There’s a very famous, perhaps apocryphal phrase, uttered either by Louis XV or Madame de Pompadour. It goes something like:
Après moi, le déluge.
The literal meaning of this is: ‘after me, the deluge’ or (and I prefer this biblical inflection) ‘after me, the Flood’. What Madame de Pompadour or Louis XV actually meant, however, is that they felt some kind of catastrophe would follow them, and, on top of that, that they wouldn’t be around to suffer the consequences. In other words, the phrase is a statement of indifference to what will not directly concern you.
There’s actually another, similar, phrase in French: ‘avant le déluge’ (‘before the flood’), which uses antediluvian language to express the historical remoteness of an event. I pick up on this phrase, and its more famous partner, because both of them express a subjective view of time, and that, dear reader, is what this blogpost is about.

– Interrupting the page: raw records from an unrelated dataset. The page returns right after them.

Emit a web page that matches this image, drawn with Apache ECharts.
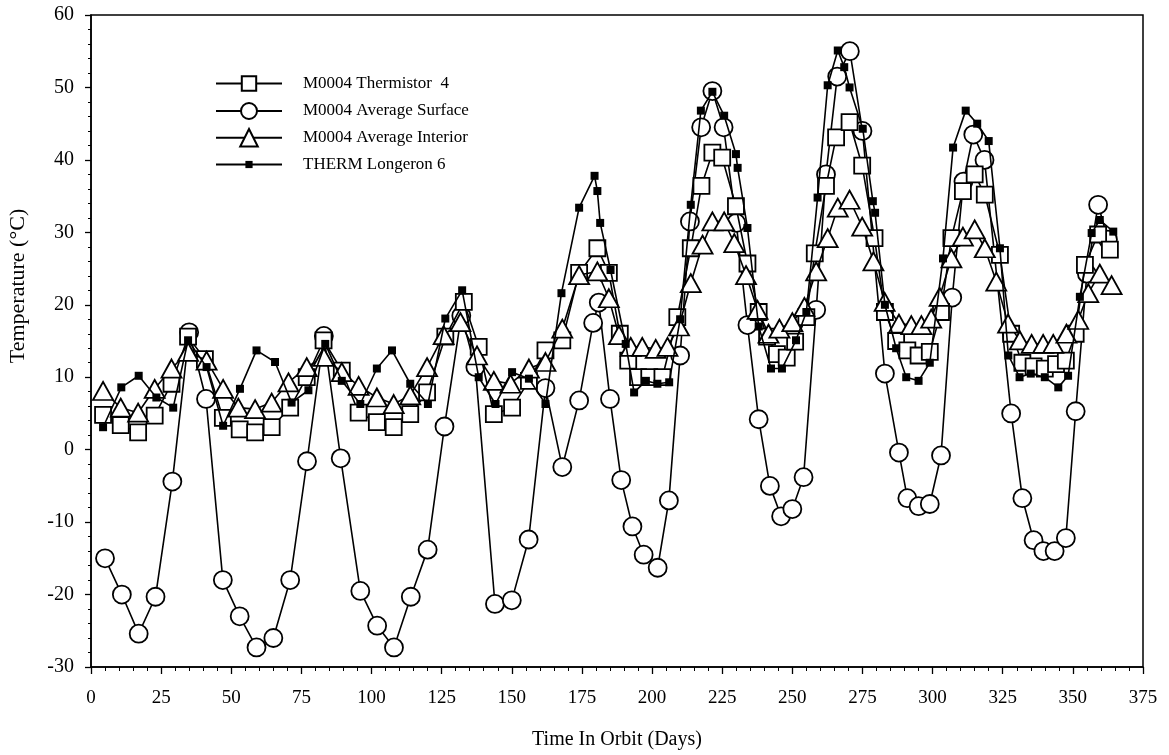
<!DOCTYPE html>
<html>
<head>
<meta charset="utf-8">
<script src="https://cdn.jsdelivr.net/npm/echarts@6/dist/echarts.min.js"></script>
<style>
  html, body { margin: 0; padding: 0; background: #fff; }
  #chart { width: 1169px; height: 755px; }
</style>
</head>
<body>
<div id="chart"></div>
<script>
// M0004 Thermistor 4 (open squares)
const thermDays = [4.3, 10.6, 16.8, 22.7, 28.7, 34.6, 40.6, 47, 53, 58.5, 64.4, 71, 76.9, 82.9, 89.4, 95.4, 101.9, 107.9, 113.8, 119.8, 126.3, 132.9, 138.2, 143.6, 150.1, 156.1, 162, 168, 174, 180.5, 184.6, 188.5, 191.5, 195, 199, 203.7, 209, 213.8, 217.6, 221.5, 225, 229.9, 234, 238, 241, 244.5, 248, 251, 255, 258, 262, 265.6, 270.4, 274.9, 279.3, 283, 287, 291, 295, 299, 303, 306.7, 310.8, 315, 318.6, 324, 328, 332, 336, 340, 344, 347.5, 351, 354.3, 359, 363.2];
const thermTemps = [4.8, 3.4, 2.4, 4.7, 9.1, 15.6, 12.5, 4.4, 2.8, 2.4, 3.1, 5.8, 10, 15.1, 10.9, 5.1, 3.8, 3.1, 4.9, 7.9, 15.6, 20.4, 14.2, 4.9, 5.8, 9.5, 13.7, 15.1, 24.4, 27.8, 24.4, 16, 12.3, 10, 10, 10, 18.3, 27.8, 36.4, 41, 40.3, 33.6, 25.7, 19, 15.6, 13.2, 12.7, 14.9, 18.3, 27.1, 36.4, 43.1, 45.2, 39.2, 29.2, 19, 15, 13.7, 13, 13.5, 19, 29.2, 35.7, 38, 35.2, 26.9, 16, 12, 11.5, 11.2, 11.8, 12.3, 16, 25.5, 29.7, 27.6];

// M0004 Average Surface (open circles)
const surfDays = [5, 11, 17, 23, 29, 35, 41, 47, 53, 59, 65, 71, 77, 83, 89, 96, 102, 108, 114, 120, 126, 132, 137, 144, 150, 156, 162, 168, 174, 179, 181, 185, 189, 193, 197, 202, 206, 210, 213.5, 217.5, 221.5, 225.5, 230, 234, 238, 242, 246, 250, 254, 258.5, 262, 266, 270.5, 275, 283, 288, 291, 295, 299, 303, 307, 311, 314.5, 318.5, 328, 332, 336, 339.5, 343.5, 347.5, 351, 355, 359, 362.5];
const surfTemps = [-15, -20, -25.4, -20.3, -4.4, 16.2, 7, -18, -23, -27.3, -26, -18, -1.6, 15.7, -1.2, -19.5, -24.3, -27.3, -20.3, -13.8, 3.2, 18.5, 11.4, -21.3, -20.8, -12.4, 8.5, -2.4, 6.8, 17.5, 20.3, 7, -4.2, -10.6, -14.5, -16.3, -7, 13, 31.5, 44.5, 49.5, 44.5, 31.3, 17.2, 4.2, -5, -9.2, -8.2, -3.8, 19.3, 38, 51.5, 55, 44, 10.5, -0.4, -6.7, -7.8, -7.5, -0.8, 21, 37, 43.5, 40, 5, -6.7, -12.5, -14, -14, -12.2, 5.3, 24.3, 33.8, 29];

// M0004 Average Interior (open triangles)
const intDays = [4.3, 10.6, 16.8, 22.7, 28.7, 34.6, 41.2, 47.1, 52.5, 58.5, 64.4, 70.4, 76.9, 82.9, 89.4, 95.4, 101.9, 107.9, 113.8, 119.8, 125.7, 131.7, 137.6, 143.6, 149.5, 156.1, 162, 168, 174, 180.5, 184.6, 188.2, 192.4, 196.5, 201.3, 205.5, 209.6, 213.8, 218, 221.5, 225.7, 229.3, 233.5, 237.6, 241.5, 245.4, 250, 254.3, 258.5, 262.6, 266.2, 270.4, 274.9, 278.9, 282.9, 288, 292.4, 296, 299.5, 302.5, 306.7, 310.8, 315, 318.6, 322.7, 326.9, 331.1, 335.3, 339.4, 343, 347.7, 351.9, 355.5, 359.6, 363.8];
const intTemps = [8.1, 5.8, 5.1, 8.4, 11.2, 13.5, 12.3, 8.4, 5.8, 5.6, 6.5, 9.3, 11.4, 12.8, 10.7, 8.8, 7.2, 6.3, 7.5, 11.4, 15.8, 17.6, 13, 9.5, 9.1, 11.2, 12.1, 16.7, 24.1, 24.6, 20.9, 15.8, 14.2, 14.2, 13.9, 14.2, 17, 23, 28.3, 31.5, 31.5, 28.5, 24.1, 19.3, 16, 16.7, 17.6, 19.7, 24.6, 29.2, 33.4, 34.5, 30.8, 26, 20.4, 17.4, 17.2, 17.2, 18.1, 21.1, 26.4, 29.4, 30.4, 27.8, 23.2, 17.4, 15.1, 14.6, 14.6, 14.6, 16, 17.9, 21.6, 24.3, 22.7];

// THERM Longeron 6 (small filled squares)
const longDays = [4.3, 10.8, 17, 23.3, 29.3, 34.6, 41.2, 47.1, 53.1, 59, 65.6, 71.5, 77.5, 83.5, 89.4, 96, 101.9, 107.3, 113.8, 120.1, 126.3, 132.3, 138.2, 144.2, 150.1, 156.1, 162, 167.7, 174, 179.5, 180.5, 181.5, 185.2, 190.6, 193.6, 197.8, 201.9, 206.1, 210, 213.8, 217.4, 221.5, 225.7, 229.9, 230.5, 234, 238, 242.4, 246.3, 251.3, 255, 259, 262.6, 266.2, 268.5, 270.4, 275.1, 278.7, 279.5, 283, 287, 290.6, 295, 299, 303.7, 307.3, 311.8, 315.9, 320, 324, 327, 331, 335, 340, 344.8, 348.3, 352.5, 356.7, 359.6, 364.4];
const longTemps = [3.1, 8.6, 10.2, 7.2, 5.8, 15.1, 11.4, 3.3, 8.4, 13.7, 12.1, 6.5, 8.2, 14.6, 9.5, 6.3, 11.2, 13.7, 9.1, 6.3, 18.1, 22, 10, 6.3, 10.7, 9.8, 6.3, 21.6, 33.4, 37.8, 35.7, 31.3, 24.8, 14.6, 7.9, 9.5, 9.1, 9.3, 18, 33.8, 46.8, 49.4, 46.1, 40.8, 38.9, 30.6, 17, 11.2, 11.2, 15.1, 19, 34.8, 50.3, 55.1, 52.8, 50, 44.3, 34.3, 32.7, 20, 14, 10, 9.5, 12, 26.4, 41.7, 46.8, 45, 42.6, 27.8, 13, 10, 10.5, 10, 8.6, 10.2, 21.1, 29.9, 31.7, 30.1];

const seriesNames = ['M0004 Thermistor  4', 'M0004 Average Surface', 'M0004 Average Interior', 'THERM Longeron 6'];

function pairs(days, temps) {
  return days.map((d, i) => [d, temps[i]]);
}

const font = '"Liberation Serif", "Times New Roman", serif';
const openMark = { color: '#fff', borderColor: '#000', borderWidth: 1.8 };
const lineStyle = { color: '#000', width: 1.6 };

// one legend box per row so each icon can keep its own marker size
function legendRow(name, h, top) {
  return {
    orient: 'vertical',
    left: 215,
    top: top,
    padding: 0,
    itemWidth: 66,
    itemHeight: h,
    data: [name],
    selectedMode: false,
    textStyle: { fontFamily: font, fontSize: 17, color: '#000', padding: [0, 0, 0, 16] }
  };
}

const chart = echarts.init(document.getElementById('chart'));
chart.setOption({
  animation: false,
  backgroundColor: '#fff',
  textStyle: { fontFamily: font, color: '#000' },
  grid: {
    left: 91, right: 26, top: 15, bottom: 88,
    outerBoundsMode: 'none',
    containLabel: false,
    show: true, borderColor: '#000', borderWidth: 1.5, backgroundColor: 'transparent'
  },
  legend: [
    legendRow(seriesNames[0], 18, 75),
    legendRow(seriesNames[1], 20, 102),
    legendRow(seriesNames[2], 22, 128),
    legendRow(seriesNames[3], 9, 156)
  ],
  xAxis: {
    type: 'value',
    min: 0, max: 375, interval: 25,
    name: 'Time In Orbit (Days)',
    nameLocation: 'middle',
    nameGap: 63,
    nameTextStyle: { fontFamily: font, fontSize: 20, color: '#000' },
    axisLine: { show: true, onZero: false, lineStyle: { color: '#000', width: 1.5 } },
    axisTick: { show: true, length: 7, lineStyle: { color: '#000', width: 1.3 } },
    minorTick: { show: true, splitNumber: 5, length: 4, lineStyle: { color: '#000', width: 1 } },
    axisLabel: { fontFamily: font, fontSize: 19, color: '#000', margin: 22 },
    splitLine: { show: false }
  },
  yAxis: {
    type: 'value',
    min: -30, max: 60, interval: 10,
    name: 'Temperature (°C)',
    nameLocation: 'middle',
    nameGap: 62,
    nameRotate: 90,
    nameTextStyle: { fontFamily: font, fontSize: 22, color: '#000', padding: [0, 0, 0, 110] },
    axisLine: { show: true, onZero: false, lineStyle: { color: '#000', width: 1.5 } },
    axisTick: { show: true, length: 6, lineStyle: { color: '#000', width: 1.3 } },
    minorTick: { show: true, splitNumber: 5, length: 3, lineStyle: { color: '#000', width: 1 } },
    axisLabel: { fontFamily: font, fontSize: 20, color: '#000', margin: 17 },
    splitLine: { show: false }
  },
  series: [
    {
      name: seriesNames[0],
      type: 'line',
      z: 3,
      data: pairs(thermDays, thermTemps),
      symbol: 'rect',
      symbolSize: 16,
      showAllSymbol: true,
      lineStyle: lineStyle,
      itemStyle: openMark
    },
    {
      name: seriesNames[1],
      type: 'line',
      z: 2,
      data: pairs(surfDays, surfTemps),
      symbol: 'circle',
      symbolSize: 18,
      showAllSymbol: true,
      lineStyle: lineStyle,
      itemStyle: openMark
    },
    {
      name: seriesNames[2],
      type: 'line',
      z: 4,
      data: pairs(intDays, intTemps),
      symbol: 'triangle',
      symbolSize: [20, 18],
      showAllSymbol: true,
      lineStyle: lineStyle,
      itemStyle: openMark
    },
    {
      name: seriesNames[3],
      type: 'line',
      z: 5,
      data: pairs(longDays, longTemps),
      symbol: 'rect',
      symbolSize: 8,
      showAllSymbol: true,
      lineStyle: lineStyle,
      itemStyle: { color: '#000', borderColor: '#000', borderWidth: 0 }
    }
  ]
});
</script>
</body>
</html>
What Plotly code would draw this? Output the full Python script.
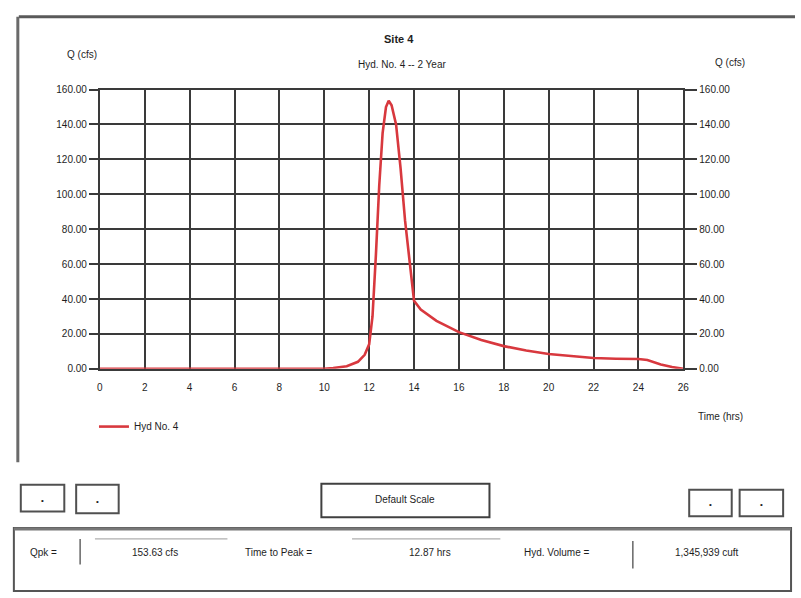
import plotly.graph_objects as go

# Hydrograph ordinates for Hyd. No. 4 (2-year event)
time_hrs = [0, 2, 4, 6, 8, 10, 10.4, 11, 11.5, 11.8, 12.0, 12.15, 12.3, 12.45,
            12.6, 12.75, 12.87, 13.0, 13.2, 13.4, 13.6, 13.8, 14.0, 14.3, 14.7,
            15.0, 16, 17, 18, 19, 20, 21, 22, 23, 24, 24.4, 25.0, 25.5, 26]
flow_cfs = [0, 0, 0, 0, 0, 0, 0.5, 1.5, 4, 8, 14, 30, 65, 105,
            135, 150, 153.63, 151, 140, 115, 85, 60, 39, 34, 30,
            27.5, 21, 16.5, 13, 10.5, 8.5, 7.2, 6.2, 5.8, 5.6, 5, 2.5, 1, 0]

x_ticks = list(range(0, 27, 2))
y_ticks = list(range(0, 161, 20))

title_text = "Site 4"
subtitle_text = "Hyd. No. 4 -- 2 Year"
series_name = "Hyd No. 4"
peak_flow = "153.63 cfs"
time_to_peak = "12.87 hrs"
hyd_volume = "1,345,939 cuft"

W, H = 801, 598
FONT = "Liberation Sans Narrow, Arial Narrow, Liberation Sans, Arial"
INK = "#1e1e1e"
GRID = "#3a3a3a"


def px(x):
    return x / W


def py(y):
    return 1 - y / H


fig = go.Figure()
fig.add_trace(go.Scatter(
    x=time_hrs, y=flow_cfs, mode="lines", name=series_name,
    line=dict(color="#d8383e", width=2.6),
))
# invisible trace to carry the right-hand axis
fig.add_trace(go.Scatter(x=[0, 26], y=[0, 160], yaxis="y2", mode="lines",
                         line=dict(width=0), showlegend=False, hoverinfo="skip"))

axis_font = dict(family=FONT, size=10, color=INK)

fig.update_layout(
    width=W, height=H,
    margin=dict(l=0, r=0, t=0, b=0),
    paper_bgcolor="white", plot_bgcolor="white",
    font=dict(family=FONT, color=INK),
    xaxis=dict(
        domain=[px(98), px(688)], range=[0, 26],
        tickvals=x_ticks, ticktext=[str(v) for v in x_ticks],
        showgrid=True, gridcolor=GRID, gridwidth=2,
        zeroline=False, showline=True, mirror=True,
        linecolor=GRID, linewidth=2,
        ticks="", tickfont=axis_font, ticklabelstandoff=8,
        fixedrange=True,
    ),
    yaxis=dict(
        domain=[py(370), py(86)], range=[0, 160],
        tickvals=y_ticks, tickformat=".2f",
        showgrid=True, gridcolor=GRID, gridwidth=2,
        zeroline=False, showline=True, mirror=True,
        linecolor=GRID, linewidth=2,
        ticks="outside", ticklen=9, tickwidth=2, tickcolor=GRID,
        tickfont=axis_font, fixedrange=True,
    ),
    yaxis2=dict(
        overlaying="y", side="right", range=[0, 160],
        tickvals=y_ticks, tickformat=".2f",
        showgrid=False, zeroline=False, showline=False,
        ticks="outside", ticklen=13, tickwidth=2, tickcolor=GRID,
        tickfont=axis_font, fixedrange=True,
    ),
    legend=dict(
        x=px(92), y=py(414), xanchor="left", yanchor="top",
        bgcolor="rgba(0,0,0,0)", font=dict(family=FONT, size=10, color=INK),
        itemwidth=30,
    ),
    showlegend=True,
)

shapes = []
annotations = []


def text(x, y, s, size=10, anchor="center", bold=False):
    annotations.append(dict(
        x=px(x), y=py(y), xref="paper", yref="paper", text=f"<b>{s}</b>" if bold else s,
        showarrow=False, xanchor=anchor, yanchor="middle",
        font=dict(family=FONT, size=size, color=INK),
    ))


def box(x0, y0, x1, y1, width=2, color="#4a4a4a"):
    shapes.append(dict(type="rect", xref="paper", yref="paper",
                       x0=px(x0), y0=py(y1), x1=px(x1), y1=py(y0),
                       line=dict(color=color, width=width)))


def seg(x0, y0, x1, y1, width=1, color="#555555"):
    shapes.append(dict(type="line", xref="paper", yref="paper",
                       x0=px(x0), y0=py(y0), x1=px(x1), y1=py(y1),
                       line=dict(color=color, width=width)))


# window frame around the chart
seg(16, 12, 801, 12, width=3, color="#5a5a5a")
seg(15, 12, 15, 465, width=3, color="#6a6a6a")

# titles and axis captions
text(400, 35, title_text, size=11, bold=True)
text(404, 61, subtitle_text, size=10)
text(80, 50, "Q (cfs)", size=10)
text(735, 58, "Q (cfs)", size=10)
text(726, 418, "Time (hrs)", size=10)

# navigation buttons
for x0, x1, y0, y1 in [(18, 62, 488, 515), (74, 117, 488, 517),
                       (694, 737, 493, 520), (745, 789, 493, 520)]:
    box(x0, y0, x1, y1, width=2, color="#505050")
    text((x0 + x1) / 2, (y0 + y1) / 2 + 2, "\u2022", size=8)

box(322, 487, 492, 521, width=2, color="#404040")
text(407, 503, "Default Scale", size=10)

# summary panel
box(11, 532, 797, 596, width=2, color="#555555")
seg(11, 533, 797, 533, width=3, color="#777777")
text(25, 557, "Qpk =", size=10, anchor="left")
seg(78, 543, 78, 569, width=1.5, color="#666666")
seg(93, 543, 227, 543, width=1, color="#9a9a9a")
text(154, 557, peak_flow, size=10)
text(243, 557, "Time to Peak =", size=10, anchor="left")
seg(353, 543, 503, 543, width=1, color="#9a9a9a")
text(432, 557, time_to_peak, size=10)
text(525, 557, "Hyd. Volume =", size=10, anchor="left")
seg(637, 545, 637, 573, width=1.5, color="#666666")
text(712, 557, hyd_volume, size=10)

fig.update_layout(shapes=shapes, annotations=annotations)

fig.write_html("out.html")
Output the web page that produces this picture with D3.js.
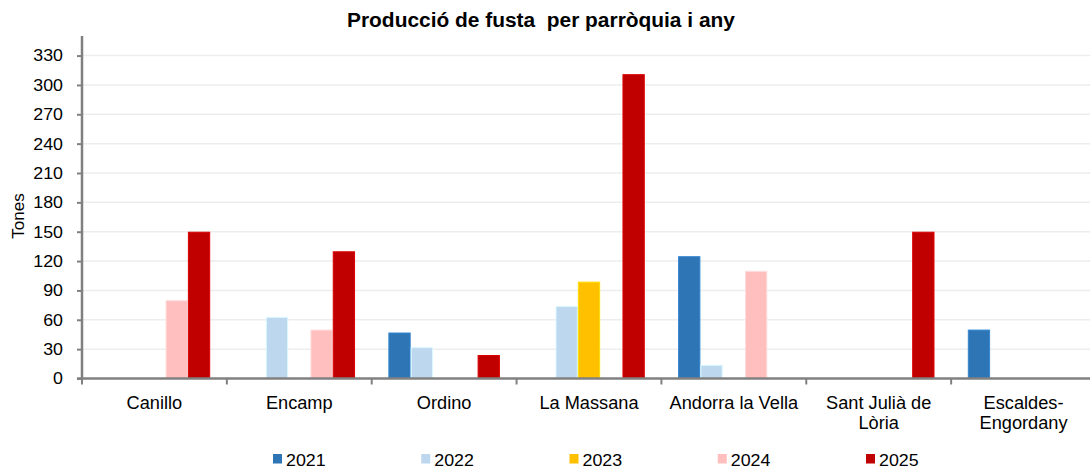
<!DOCTYPE html>
<html>
<head>
<meta charset="utf-8">
<script src="https://cdn.jsdelivr.net/npm/d3@7"></script>
<style>
  body { margin: 0; background: #fff; }
  text { font-family: "Liberation Sans", Arial, sans-serif; fill: #000; }
  .title { font-weight: bold; font-size: 20px; }
</style>
</head>
<body>
<div class="chart"></div>
<script>
const parroquies = ["Canillo", "Encamp", "Ordino", "La Massana", "Andorra la Vella", "Sant Julià de|Lòria", "Escaldes-|Engordany"];
const anys = ["2021", "2022", "2023", "2024", "2025"];
const colors = ["#2E75B6", "#BDD7EE", "#FFC000", "#FFBFBF", "#C00000"];
const v2021 = [0, 0, 47, 0, 125, 0, 50];
const v2022 = [0, 63, 32, 74, 14, 0, 0];
const v2023 = [0, 0, 0, 99, 0, 0, 0];
const v2024 = [80, 50, 0, 0, 110, 0, 0];
const v2025 = [150, 130, 24, 311, 0, 150, 0];
const yTicks = d3.range(0, 331, 30);

const series = [v2021, v2022, v2023, v2024, v2025];

const svgWidth = 1090;
const svgHeight = 469;
const svg = d3.select(".chart").append("svg")
  .attr("width", svgWidth).attr("height", svgHeight);

const margin = { top: 36, left: 82 };
const plotRight = 1096;
const zeroY = 378.5;

// widen text a little to match the source picture
const stretch = (sel, f) => {
  sel.each(function () {
    const w = this.getComputedTextLength();
    d3.select(this).attr("textLength", w * f).attr("lengthAdjust", "spacingAndGlyphs");
  });
};

const xScale = d3.scaleBand()
  .domain(parroquies)
  .range([margin.left, plotRight]);
const bw = xScale.bandwidth();
const x1 = d3.scaleBand()
  .domain(anys)
  .range([bw * 0.115, bw * 0.885]);

const yScale = d3.scaleLinear()
  .domain([0, 350])
  .range([zeroY, margin.top]);

// gridlines
svg.append("g")
  .selectAll("line")
  .data(yTicks.filter(d => d > 0))
  .enter().append("line")
  .attr("x1", margin.left).attr("x2", plotRight)
  .attr("y1", d => yScale(d)).attr("y2", d => yScale(d))
  .attr("stroke", "#EDEDED").attr("stroke-width", 1.5);

// bars
const g = svg.append("g");
anys.forEach((yr, i) => {
  g.selectAll(".bar" + yr)
    .data(parroquies.map((p, j) => ({ p, v: series[i][j] })).filter(d => d.v > 0))
    .enter().append("rect")
    .attr("x", d => xScale(d.p) + x1(yr) + 0.5)
    .attr("width", x1.bandwidth() - 1)
    .attr("y", d => yScale(d.v) + 0.5)
    .attr("height", d => zeroY - yScale(d.v) - 0.5)
    .attr("fill", colors[i])
    .attr("stroke", d3.color(colors[i]).brighter(0.4))
    .attr("stroke-width", 1);
});

// y axis
const yAxisG = svg.append("g")
  .attr("transform", `translate(${margin.left},0)`)
  .call(d3.axisLeft(yScale).tickValues(yTicks).tickSize(5).tickPadding(14));
yAxisG.select(".domain").attr("stroke", "#808080").attr("stroke-width", 2.5)
  .attr("d", `M0,${margin.top}V${zeroY}`);
yAxisG.selectAll(".tick line").attr("stroke", "#808080").attr("stroke-width", 2);
yAxisG.selectAll(".tick text")
  .style("font-size", "16.8px")
  .style("font-family", "Liberation Sans, Arial, sans-serif")
  .call(stretch, 1.06);

// x axis
const xAxisG = svg.append("g");
xAxisG.append("line")
  .attr("x1", margin.left - 5).attr("x2", plotRight)
  .attr("y1", zeroY).attr("y2", zeroY)
  .attr("stroke", "#808080").attr("stroke-width", 2.5);
xAxisG.selectAll(".xtick")
  .data(parroquies)
  .enter().append("line")
  .attr("x1", d => xScale(d)).attr("x2", d => xScale(d))
  .attr("y1", zeroY).attr("y2", zeroY + 6)
  .attr("stroke", "#808080").attr("stroke-width", 2);

const labels = xAxisG.selectAll(".xlabel")
  .data(parroquies)
  .enter().append("text")
  .attr("text-anchor", "middle")
  .style("font-size", "17.5px")
  .attr("x", d => xScale(d) + bw / 2)
  .attr("y", 409);
labels.each(function (d) {
  const lines = d.split("|");
  d3.select(this).selectAll("tspan")
    .data(lines)
    .enter().append("tspan")
    .attr("x", xScale(d) + bw / 2)
    .attr("dy", (l, k) => (k === 0 ? 0 : 20))
    .text(l => l);
});
labels.selectAll("tspan").call(stretch, 1.04);

// y label
svg.append("text")
  .attr("transform", "rotate(-90)")
  .attr("x", -216).attr("y", 24)
  .attr("text-anchor", "middle")
  .style("font-size", "17px")
  .text("Tones");

// title
svg.append("text")
  .attr("class", "title")
  .attr("x", 541).attr("y", 27)
  .attr("text-anchor", "middle")
  .style("white-space", "pre")
  .text("Producció de fusta  per parròquia i any")
  .call(stretch, 1.045);

// legend
const legend = svg.append("g");
const legendX = d3.scalePoint().domain(anys).range([273, 866]);
anys.forEach((yr, i) => {
  legend.append("rect")
    .attr("x", legendX(yr)).attr("y", 454)
    .attr("width", 9).attr("height", 9.5)
    .attr("fill", colors[i]);
  legend.append("text")
    .attr("x", legendX(yr) + 13).attr("y", 465.5)
    .style("font-size", "16.5px")
    .text(yr)
    .call(stretch, 1.08);
});
</script>
</body>
</html>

When I started my job at Newcastle I was exceptionally ignorant. Coming straight from a PhD to a lectureship was a stroke of good fortune who absurd serendipity still bothers me today, and one of its odd side-effects was that I had no experience of university life as a teaching fellow or postdoctoral researcher, as – in other words – someone who (unjustly) is so often both and not part of departmental life and so, for better or worse, someone with an opportunity to see how a department works, to hear the rumours and to learn the codes.
I knew little about Newcastle University before applying, and only a little more when I started working here. What I did know largely concerned the outward face of the university: its research, its strategy, its public history, and so on. I knew nothing about the immediate history of my department, about modules that had run in the past, about who had previously held a position, or even about who had been in my office. It was as if, prior to my arrival, there had been a great flood, sweeping away – from my point of view – the immediate history of the place, and giving me a blank slate to work upon, a mirror image of the cipher that I must have been to my new colleagues.
I joked at the time that I measured things in BJ and AJ (Before and After James), and this explained my many faux pas. Yet I slowly discovered that my solipsistic view of things wasn’t so unusual: there was some common history that most of those around me knew, but there were still gaps. The university has a very strange kind of institutional memory, which relies as much on long-serving and garrulous staff as it does on a haphazard archive. Things are further complicated by the students: after the 2017-18 academic year, there will be no more students on campus who remember a time before I joined Newcastle. As far as any undergraduate knows, I’ll have been here since the beginning of time, haloed with the same aura of permanence as those whose careers at Newcastle stretch a decade further than my own.
Equally, those new students, and indeed new colleagues, will not know the staff and students I have known, just as I do not know many others. I don’t know why this bothers me so much, but, like Louis XV (or Pompadour) I have an emotional relationship with institutional time, and have done two little things to change its functioning.
- The first is to discover who used my office before I did. I can now trace its owners back to installation of English Literature on the second-floor of the Percy Building. Room 2.13 has belonged to: Gordan McMullan, Jennifer Richards, Shehzana Mamujee, and me.
- The second is to keep a record of every visiting speaker and those who attended his or her talk. This is done in a nice, blank book I bought, and with many reassurances that I’m not taking attendance. I’d take a picture of that book, but it now sits in the office of the new convenor of the visiting speaker series.
These are small things, I admit, but they are important to me. Over the last three years, I’ve slowly learnt more of the immediate (and more distant) history of my department, and am, I hope, a better colleague for that. There’s more to say, not least about the ways in which the strange functioning of a university’s memory through time is a virtue, but I think I’ll need to spend a few more years in a department before I’m ready to do that.